— begin —
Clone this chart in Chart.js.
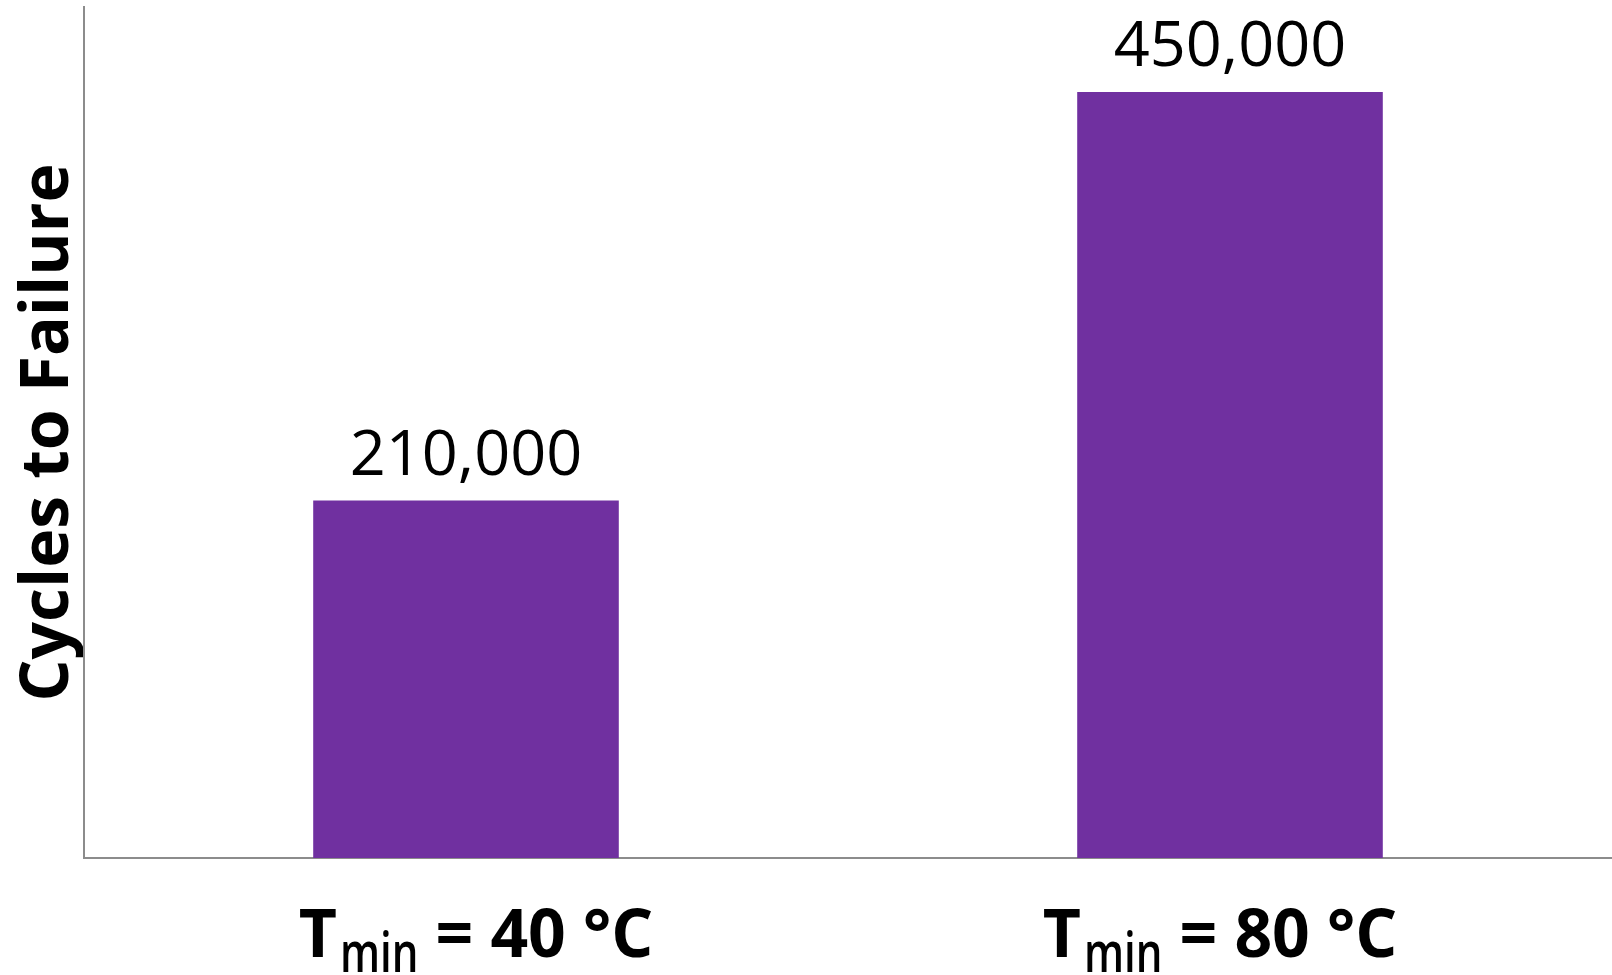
<!DOCTYPE html>
<html>
<head>
<meta charset="utf-8">
<title>Cycles to Failure</title>
<script src="https://cdn.jsdelivr.net/npm/chart.js@4/dist/chart.umd.min.js"></script>
<style>
  html, body { margin: 0; padding: 0; background: #ffffff; }
  #wrap { width: 1612px; height: 975px; position: relative; }
</style>
</head>
<body>
<div id="wrap"><canvas id="cyclesChart"></canvas></div>
<script>
// minimum temperature of each test, and cycles to failure measured
const tminValues = ["40", "80"];
const categories = ["Tmin = 40 °C", "Tmin = 80 °C"];
const cycles = [210000, 450000];

const yMax = 500000;
const barColor = "#7030a0";
const axisColor = "#8c8c8c";
const fontFamily = "'Open Sans', 'Noto Sans', sans-serif";

// number above each bar, e.g. 210,000
const valueLabels = {
  id: "valueLabels",
  afterDatasetsDraw(chart) {
    const ctx = chart.ctx;
    const meta = chart.getDatasetMeta(0);
    ctx.save();
    ctx.fillStyle = "#000000";
    ctx.font = "400 63px " + fontFamily;
    ctx.textAlign = "center";
    ctx.textBaseline = "alphabetic";
    meta.data.forEach((bar, i) => {
      const txt = cycles[i].toLocaleString("en-US");
      ctx.fillText(txt, bar.x, bar.y - 26);
    });
    ctx.restore();
  },
};

// category labels with the "min" subscript under T
const tickLabels = {
  id: "tickLabels",
  afterDraw(chart) {
    const ctx = chart.ctx;
    const xScale = chart.scales.x;
    const baseY = xScale.bottom - 18;
    const mainFont = "700 66px " + fontFamily;
    const subFont = "600 56px " + fontFamily;
    const subSqueeze = 0.75; // subscript is set narrow
    const inset = 10; // labels sit a little towards the middle
    const midX = (xScale.left + xScale.right) / 2;
    ctx.save();
    ctx.fillStyle = "#000000";
    ctx.textBaseline = "alphabetic";
    ctx.textAlign = "left";
    tminValues.forEach((t, i) => {
      const head = "T";
      const sub = "min";
      const tail = " = " + t + " °C";
      ctx.font = mainFont;
      const wHead = ctx.measureText(head).width;
      const wTail = ctx.measureText(tail).width;
      ctx.font = subFont;
      const wSub = ctx.measureText(sub).width * subSqueeze;
      const total = wHead + 3 + wSub + wTail;
      const tickX = xScale.getPixelForTick(i);
      const cx = tickX + (tickX < midX ? inset : -inset);
      let x = cx - total / 2;
      ctx.font = mainFont;
      ctx.fillText(head, x, baseY);
      x += wHead + 3;
      ctx.font = subFont;
      ctx.save();
      ctx.translate(x, baseY + 15);
      ctx.scale(subSqueeze, 1);
      ctx.fillText(sub, 0, 0);
      ctx.restore();
      x += wSub;
      ctx.font = mainFont;
      ctx.fillText(tail, x, baseY);
    });
    ctx.restore();
  },
};

const config = {
  type: "bar",
  data: {
    labels: categories,
    datasets: [
      {
        label: "Cycles to Failure",
        data: cycles,
        backgroundColor: barColor,
        borderWidth: 0,
        barPercentage: 0.4,
        categoryPercentage: 1.0,
      },
    ],
  },
  options: {
    responsive: true,
    maintainAspectRatio: false,
    animation: false,
    layout: { padding: { top: 7, right: 0, bottom: 0, left: 0 } },
    plugins: {
      legend: { display: false },
      tooltip: { enabled: false },
    },
    scales: {
      x: {
        grid: { display: false },
        border: { display: true, color: axisColor, width: 2 },
        ticks: { display: false },
        afterFit(scale) {
          scale.height = 117;
        },
      },
      y: {
        min: 0,
        max: yMax,
        grid: { display: false },
        border: { display: true, color: axisColor, width: 2 },
        ticks: { display: false },
        title: {
          display: true,
          text: "Cycles to Failure",
          color: "#000000",
          font: { family: fontFamily, size: 66, weight: "700", lineHeight: 1 },
          padding: { top: 16, bottom: 0 },
        },
        afterFit(scale) {
          scale.width = 84;
        },
      },
    },
  },
  plugins: [valueLabels, tickLabels],
};

const ctx = document.getElementById("cyclesChart");
new Chart(ctx, config);
</script>
</body>
</html>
— end —
> _What you have to do_
Copy the listing exactly. Any image in it stays out of the copy.

> _Answer to the problem_
Clone this chart in Chart.js.
<!DOCTYPE html>
<html>
<head>
<meta charset="utf-8">
<title>Cycles to Failure</title>
<script src="https://cdn.jsdelivr.net/npm/chart.js@4/dist/chart.umd.min.js"></script>
<style>
  html, body { margin: 0; padding: 0; background: #ffffff; }
  #wrap { width: 1612px; height: 975px; position: relative; }
</style>
</head>
<body>
<div id="wrap"><canvas id="cyclesChart"></canvas></div>
<script>
// minimum temperature of each test, and cycles to failure measured
const tminValues = ["40", "80"];
const categories = ["Tmin = 40 °C", "Tmin = 80 °C"];
const cycles = [210000, 450000];

const yMax = 500000;
const barColor = "#7030a0";
const axisColor = "#8c8c8c";
const fontFamily = "'Open Sans', 'Noto Sans', sans-serif";

// number above each bar, e.g. 210,000
const valueLabels = {
  id: "valueLabels",
  afterDatasetsDraw(chart) {
    const ctx = chart.ctx;
    const meta = chart.getDatasetMeta(0);
    ctx.save();
    ctx.fillStyle = "#000000";
    ctx.font = "400 63px " + fontFamily;
    ctx.textAlign = "center";
    ctx.textBaseline = "alphabetic";
    meta.data.forEach((bar, i) => {
      const txt = cycles[i].toLocaleString("en-US");
      ctx.fillText(txt, bar.x, bar.y - 26);
    });
    ctx.restore();
  },
};

// category labels with the "min" subscript under T
const tickLabels = {
  id: "tickLabels",
  afterDraw(chart) {
    const ctx = chart.ctx;
    const xScale = chart.scales.x;
    const baseY = xScale.bottom - 18;
    const mainFont = "700 66px " + fontFamily;
    const subFont = "600 56px " + fontFamily;
    const subSqueeze = 0.75; // subscript is set narrow
    const inset = 10; // labels sit a little towards the middle
    const midX = (xScale.left + xScale.right) / 2;
    ctx.save();
    ctx.fillStyle = "#000000";
    ctx.textBaseline = "alphabetic";
    ctx.textAlign = "left";
    tminValues.forEach((t, i) => {
      const head = "T";
      const sub = "min";
      const tail = " = " + t + " °C";
      ctx.font = mainFont;
      const wHead = ctx.measureText(head).width;
      const wTail = ctx.measureText(tail).width;
      ctx.font = subFont;
      const wSub = ctx.measureText(sub).width * subSqueeze;
      const total = wHead + 3 + wSub + wTail;
      const tickX = xScale.getPixelForTick(i);
      const cx = tickX + (tickX < midX ? inset : -inset);
      let x = cx - total / 2;
      ctx.font = mainFont;
      ctx.fillText(head, x, baseY);
      x += wHead + 3;
      ctx.font = subFont;
      ctx.save();
      ctx.translate(x, baseY + 15);
      ctx.scale(subSqueeze, 1);
      ctx.fillText(sub, 0, 0);
      ctx.restore();
      x += wSub;
      ctx.font = mainFont;
      ctx.fillText(tail, x, baseY);
    });
    ctx.restore();
  },
};

const config = {
  type: "bar",
  data: {
    labels: categories,
    datasets: [
      {
        label: "Cycles to Failure",
        data: cycles,
        backgroundColor: barColor,
        borderWidth: 0,
        barPercentage: 0.4,
        categoryPercentage: 1.0,
      },
    ],
  },
  options: {
    responsive: true,
    maintainAspectRatio: false,
    animation: false,
    layout: { padding: { top: 7, right: 0, bottom: 0, left: 0 } },
    plugins: {
      legend: { display: false },
      tooltip: { enabled: false },
    },
    scales: {
      x: {
        grid: { display: false },
        border: { display: true, color: axisColor, width: 2 },
        ticks: { display: false },
        afterFit(scale) {
          scale.height = 117;
        },
      },
      y: {
        min: 0,
        max: yMax,
        grid: { display: false },
        border: { display: true, color: axisColor, width: 2 },
        ticks: { display: false },
        title: {
          display: true,
          text: "Cycles to Failure",
          color: "#000000",
          font: { family: fontFamily, size: 66, weight: "700", lineHeight: 1 },
          padding: { top: 16, bottom: 0 },
        },
        afterFit(scale) {
          scale.width = 84;
        },
      },
    },
  },
  plugins: [valueLabels, tickLabels],
};

const ctx = document.getElementById("cyclesChart");
new Chart(ctx, config);
</script>
</body>
</html>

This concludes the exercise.